## EXERCISE:
Retype the whole listing, please, keeping every line exact and dropping the pictures.
++++++++++
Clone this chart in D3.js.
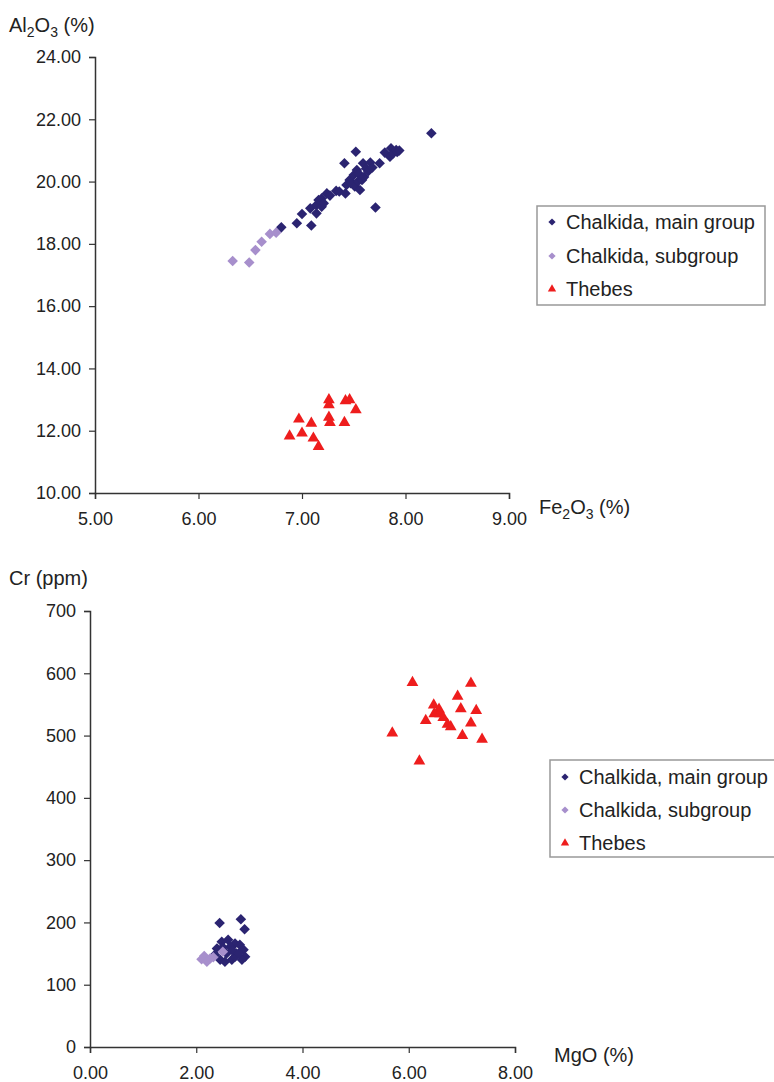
<!DOCTYPE html>
<html lang="en">
<head>
<meta charset="utf-8">
<title>Chalkida / Thebes scatter</title>
<script src="https://cdn.jsdelivr.net/npm/d3@7"></script>
<style>
  body { margin: 0; background: #fff; }
  text { font-family: "Liberation Sans", Arial, sans-serif; fill: #222; }
</style>
</head>
<body>
<script>
// top chart: Fe2O3 (%) vs Al2O3 (%)
var topMain = [[6.80,18.53],[6.95,18.66],[7.00,18.96],[7.08,19.14],[7.09,18.59],[7.14,18.98],[7.14,19.25],
  [7.16,19.41],[7.19,19.46],[7.19,19.19],[7.21,19.30],[7.24,19.62],[7.27,19.55],[7.33,19.70],[7.36,19.68],
  [7.42,19.62],[7.43,19.89],[7.46,20.05],[7.47,19.95],[7.50,20.21],[7.51,19.84],[7.53,20.37],[7.54,20.00],
  [7.55,20.25],[7.56,19.73],[7.58,20.05],[7.59,20.59],[7.60,20.15],[7.62,20.42],[7.64,20.33],[7.66,20.61],
  [7.68,20.45],[7.71,19.17],[7.41,20.59],[7.52,20.96],[7.75,20.59],[7.80,20.93],[7.85,20.80],[7.86,21.07],
  [7.88,20.90],[7.91,21.01],[7.92,20.95],[7.94,21.00],[8.25,21.55]];
var topSub = [[6.33,17.45],[6.49,17.40],[6.55,17.80],[6.61,18.07],[6.69,18.32],[6.75,18.36]];
var topThebes = [[7.26,12.99],[7.26,12.83],[7.42,12.96],[7.46,12.99],[7.52,12.67],[6.97,12.37],[7.09,12.24],
  [7.26,12.43],[7.27,12.26],[7.41,12.26],[6.88,11.83],[7.00,11.92],[7.11,11.76],[7.16,11.49]];
var topXTicks = [5, 6, 7, 8, 9];
var topYTicks = [10, 12, 14, 16, 18, 20, 22, 24];

// bottom chart: MgO (%) vs Cr (ppm)
var botMain = [[2.44,199],[2.84,205],[2.91,189],[2.48,169],[2.60,172],[2.73,166],[2.82,164],[2.39,158],
  [2.64,161],[2.89,156],[2.35,148],[2.57,150],[2.76,150],[2.92,145],[2.45,140],[2.67,140],[2.86,140],
  [2.54,137],[2.73,145],[2.50,160],[2.68,155],[2.80,150]];
var botSub = [[2.15,146],[2.26,142],[2.10,141],[2.20,137],[2.50,153],[2.32,144]];
var botThebes = [[6.07,585],[7.17,584],[6.92,563],[6.47,549],[6.57,542],[6.98,543],[7.27,540],[6.48,535],
  [6.59,535],[6.65,529],[6.32,524],[6.73,518],[6.79,514],[7.17,520],[5.69,504],[7.01,500],[7.38,494],[6.20,459]];
var botXTicks = [0, 2, 4, 6, 8];
var botYTicks = [0, 100, 200, 300, 400, 500, 600, 700];

var seriesNames = ["Chalkida, main group", "Chalkida, subgroup", "Thebes"];
var colMain = "#2b2471", colSub = "#a78fcc", colRed = "#ee1d1d";

var svg = d3.select("body").append("svg").attr("width", 774).attr("height", 1082);

var diamond = function(s){ return d3.symbol().type(d3.symbolSquare).size(s)(); };
var tri = function(s){ return d3.symbol().type(d3.symbolTriangle).size(s)(); };

function drawChart(opt) {
  var x = d3.scaleLinear().domain(opt.xDom).range(opt.xRange);
  var y = d3.scaleLinear().domain(opt.yDom).range(opt.yRange);
  var g = svg.append("g");

  var xa = g.append("g").attr("transform", "translate(0," + opt.yRange[0] + ")")
    .call(d3.axisBottom(x).tickValues(opt.xTicks).tickSize(6).tickPadding(13).tickFormat(d3.format(".2f")));
  var ya = g.append("g").attr("transform", "translate(" + opt.xRange[0] + ",0)")
    .call(d3.axisLeft(y).tickValues(opt.yTicks).tickSize(6).tickPadding(8).tickFormat(opt.yFmt));
  [xa, ya].forEach(function(a){
    a.select(".domain").attr("stroke", "#333").attr("stroke-width", 1.5);
    a.selectAll(".tick line").attr("stroke", "#333").attr("stroke-width", 1.2);
    a.selectAll(".tick text").attr("font-size", 18).attr("fill", "#222")
      .attr("font-family", "Liberation Sans, Arial, sans-serif");
  });

  // marks
  g.selectAll(".main").data(opt.main).enter().append("path")
    .attr("d", diamond(56))
    .attr("transform", function(d){ return "translate(" + x(d[0]) + "," + y(d[1]) + ") rotate(45)"; })
    .attr("fill", colMain);
  g.selectAll(".sub").data(opt.sub).enter().append("path")
    .attr("d", diamond(56))
    .attr("transform", function(d){ return "translate(" + x(d[0]) + "," + y(d[1]) + ") rotate(45)"; })
    .attr("fill", colSub);
  g.selectAll(".thb").data(opt.thebes).enter().append("path")
    .attr("d", tri(60))
    .attr("transform", function(d){ return "translate(" + x(d[0]) + "," + y(d[1]) + ")"; })
    .attr("fill", colRed);

  // legend
  var lg = g.append("g").attr("transform", "translate(" + opt.legX + "," + opt.legY + ")");
  lg.append("rect").attr("x", 0).attr("y", 0).attr("width", opt.legW).attr("height", opt.legH)
    .attr("fill", "#fff").attr("stroke", "#999").attr("stroke-width", 1.5);
  seriesNames.forEach(function(n, i){
    var cy = opt.legRows[i];
    var m = lg.append("path").attr("transform", "translate(15," + cy + ")" + (i < 2 ? " rotate(45)" : ""));
    if (i < 2) m.attr("d", diamond(26)).attr("fill", i === 0 ? colMain : colSub);
    else m.attr("d", tri(30)).attr("fill", colRed);
    lg.append("text").attr("x", 29).attr("y", cy).attr("dy", "0.35em")
      .attr("font-size", 20).text(n);
  });
  return g;
}

var g1 = drawChart({
  xDom: [5, 9], xRange: [95, 509], yDom: [10, 24], yRange: [493, 57],
  xTicks: topXTicks, yTicks: topYTicks, yFmt: d3.format(".2f"),
  main: topMain, sub: topSub, thebes: topThebes,
  legX: 537, legY: 206, legW: 228, legH: 99, legRows: [16, 50, 83]
});

var g2 = drawChart({
  xDom: [0, 8], xRange: [90, 515], yDom: [0, 700], yRange: [1047, 611],
  xTicks: botXTicks, yTicks: botYTicks, yFmt: d3.format("d"),
  main: botMain, sub: botSub, thebes: botThebes,
  legX: 550, legY: 760, legW: 240, legH: 97, legRows: [17, 50, 83]
});

// axis titles
function title(x, y, parts) {
  var t = svg.append("text").attr("x", x).attr("y", y).attr("font-size", 20);
  parts.forEach(function(p){
    if (p.sub) t.append("tspan").attr("font-size", 14).attr("dy", 5).text(p.s);
    else t.append("tspan").attr("dy", p.back ? -5 : 0).text(p.s);
  });
}
title(9, 32, [{s: "Al"}, {s: "2", sub: true}, {s: "O", back: true}, {s: "3", sub: true}, {s: " (%)", back: true}]);
title(539, 514, [{s: "Fe"}, {s: "2", sub: true}, {s: "O", back: true}, {s: "3", sub: true}, {s: " (%)", back: true}]);
title(9, 585, [{s: "Cr (ppm)"}]);
title(554, 1062, [{s: "MgO (%)"}]);
</script>
</body>
</html>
++++++++++
## THE REPLY:
Clone this chart in D3.js.
<!DOCTYPE html>
<html lang="en">
<head>
<meta charset="utf-8">
<title>Chalkida / Thebes scatter</title>
<script src="https://cdn.jsdelivr.net/npm/d3@7"></script>
<style>
  body { margin: 0; background: #fff; }
  text { font-family: "Liberation Sans", Arial, sans-serif; fill: #222; }
</style>
</head>
<body>
<script>
// top chart: Fe2O3 (%) vs Al2O3 (%)
var topMain = [[6.80,18.53],[6.95,18.66],[7.00,18.96],[7.08,19.14],[7.09,18.59],[7.14,18.98],[7.14,19.25],
  [7.16,19.41],[7.19,19.46],[7.19,19.19],[7.21,19.30],[7.24,19.62],[7.27,19.55],[7.33,19.70],[7.36,19.68],
  [7.42,19.62],[7.43,19.89],[7.46,20.05],[7.47,19.95],[7.50,20.21],[7.51,19.84],[7.53,20.37],[7.54,20.00],
  [7.55,20.25],[7.56,19.73],[7.58,20.05],[7.59,20.59],[7.60,20.15],[7.62,20.42],[7.64,20.33],[7.66,20.61],
  [7.68,20.45],[7.71,19.17],[7.41,20.59],[7.52,20.96],[7.75,20.59],[7.80,20.93],[7.85,20.80],[7.86,21.07],
  [7.88,20.90],[7.91,21.01],[7.92,20.95],[7.94,21.00],[8.25,21.55]];
var topSub = [[6.33,17.45],[6.49,17.40],[6.55,17.80],[6.61,18.07],[6.69,18.32],[6.75,18.36]];
var topThebes = [[7.26,12.99],[7.26,12.83],[7.42,12.96],[7.46,12.99],[7.52,12.67],[6.97,12.37],[7.09,12.24],
  [7.26,12.43],[7.27,12.26],[7.41,12.26],[6.88,11.83],[7.00,11.92],[7.11,11.76],[7.16,11.49]];
var topXTicks = [5, 6, 7, 8, 9];
var topYTicks = [10, 12, 14, 16, 18, 20, 22, 24];

// bottom chart: MgO (%) vs Cr (ppm)
var botMain = [[2.44,199],[2.84,205],[2.91,189],[2.48,169],[2.60,172],[2.73,166],[2.82,164],[2.39,158],
  [2.64,161],[2.89,156],[2.35,148],[2.57,150],[2.76,150],[2.92,145],[2.45,140],[2.67,140],[2.86,140],
  [2.54,137],[2.73,145],[2.50,160],[2.68,155],[2.80,150]];
var botSub = [[2.15,146],[2.26,142],[2.10,141],[2.20,137],[2.50,153],[2.32,144]];
var botThebes = [[6.07,585],[7.17,584],[6.92,563],[6.47,549],[6.57,542],[6.98,543],[7.27,540],[6.48,535],
  [6.59,535],[6.65,529],[6.32,524],[6.73,518],[6.79,514],[7.17,520],[5.69,504],[7.01,500],[7.38,494],[6.20,459]];
var botXTicks = [0, 2, 4, 6, 8];
var botYTicks = [0, 100, 200, 300, 400, 500, 600, 700];

var seriesNames = ["Chalkida, main group", "Chalkida, subgroup", "Thebes"];
var colMain = "#2b2471", colSub = "#a78fcc", colRed = "#ee1d1d";

var svg = d3.select("body").append("svg").attr("width", 774).attr("height", 1082);

var diamond = function(s){ return d3.symbol().type(d3.symbolSquare).size(s)(); };
var tri = function(s){ return d3.symbol().type(d3.symbolTriangle).size(s)(); };

function drawChart(opt) {
  var x = d3.scaleLinear().domain(opt.xDom).range(opt.xRange);
  var y = d3.scaleLinear().domain(opt.yDom).range(opt.yRange);
  var g = svg.append("g");

  var xa = g.append("g").attr("transform", "translate(0," + opt.yRange[0] + ")")
    .call(d3.axisBottom(x).tickValues(opt.xTicks).tickSize(6).tickPadding(13).tickFormat(d3.format(".2f")));
  var ya = g.append("g").attr("transform", "translate(" + opt.xRange[0] + ",0)")
    .call(d3.axisLeft(y).tickValues(opt.yTicks).tickSize(6).tickPadding(8).tickFormat(opt.yFmt));
  [xa, ya].forEach(function(a){
    a.select(".domain").attr("stroke", "#333").attr("stroke-width", 1.5);
    a.selectAll(".tick line").attr("stroke", "#333").attr("stroke-width", 1.2);
    a.selectAll(".tick text").attr("font-size", 18).attr("fill", "#222")
      .attr("font-family", "Liberation Sans, Arial, sans-serif");
  });

  // marks
  g.selectAll(".main").data(opt.main).enter().append("path")
    .attr("d", diamond(56))
    .attr("transform", function(d){ return "translate(" + x(d[0]) + "," + y(d[1]) + ") rotate(45)"; })
    .attr("fill", colMain);
  g.selectAll(".sub").data(opt.sub).enter().append("path")
    .attr("d", diamond(56))
    .attr("transform", function(d){ return "translate(" + x(d[0]) + "," + y(d[1]) + ") rotate(45)"; })
    .attr("fill", colSub);
  g.selectAll(".thb").data(opt.thebes).enter().append("path")
    .attr("d", tri(60))
    .attr("transform", function(d){ return "translate(" + x(d[0]) + "," + y(d[1]) + ")"; })
    .attr("fill", colRed);

  // legend
  var lg = g.append("g").attr("transform", "translate(" + opt.legX + "," + opt.legY + ")");
  lg.append("rect").attr("x", 0).attr("y", 0).attr("width", opt.legW).attr("height", opt.legH)
    .attr("fill", "#fff").attr("stroke", "#999").attr("stroke-width", 1.5);
  seriesNames.forEach(function(n, i){
    var cy = opt.legRows[i];
    var m = lg.append("path").attr("transform", "translate(15," + cy + ")" + (i < 2 ? " rotate(45)" : ""));
    if (i < 2) m.attr("d", diamond(26)).attr("fill", i === 0 ? colMain : colSub);
    else m.attr("d", tri(30)).attr("fill", colRed);
    lg.append("text").attr("x", 29).attr("y", cy).attr("dy", "0.35em")
      .attr("font-size", 20).text(n);
  });
  return g;
}

var g1 = drawChart({
  xDom: [5, 9], xRange: [95, 509], yDom: [10, 24], yRange: [493, 57],
  xTicks: topXTicks, yTicks: topYTicks, yFmt: d3.format(".2f"),
  main: topMain, sub: topSub, thebes: topThebes,
  legX: 537, legY: 206, legW: 228, legH: 99, legRows: [16, 50, 83]
});

var g2 = drawChart({
  xDom: [0, 8], xRange: [90, 515], yDom: [0, 700], yRange: [1047, 611],
  xTicks: botXTicks, yTicks: botYTicks, yFmt: d3.format("d"),
  main: botMain, sub: botSub, thebes: botThebes,
  legX: 550, legY: 760, legW: 240, legH: 97, legRows: [17, 50, 83]
});

// axis titles
function title(x, y, parts) {
  var t = svg.append("text").attr("x", x).attr("y", y).attr("font-size", 20);
  parts.forEach(function(p){
    if (p.sub) t.append("tspan").attr("font-size", 14).attr("dy", 5).text(p.s);
    else t.append("tspan").attr("dy", p.back ? -5 : 0).text(p.s);
  });
}
title(9, 32, [{s: "Al"}, {s: "2", sub: true}, {s: "O", back: true}, {s: "3", sub: true}, {s: " (%)", back: true}]);
title(539, 514, [{s: "Fe"}, {s: "2", sub: true}, {s: "O", back: true}, {s: "3", sub: true}, {s: " (%)", back: true}]);
title(9, 585, [{s: "Cr (ppm)"}]);
title(554, 1062, [{s: "MgO (%)"}]);
</script>
</body>
</html>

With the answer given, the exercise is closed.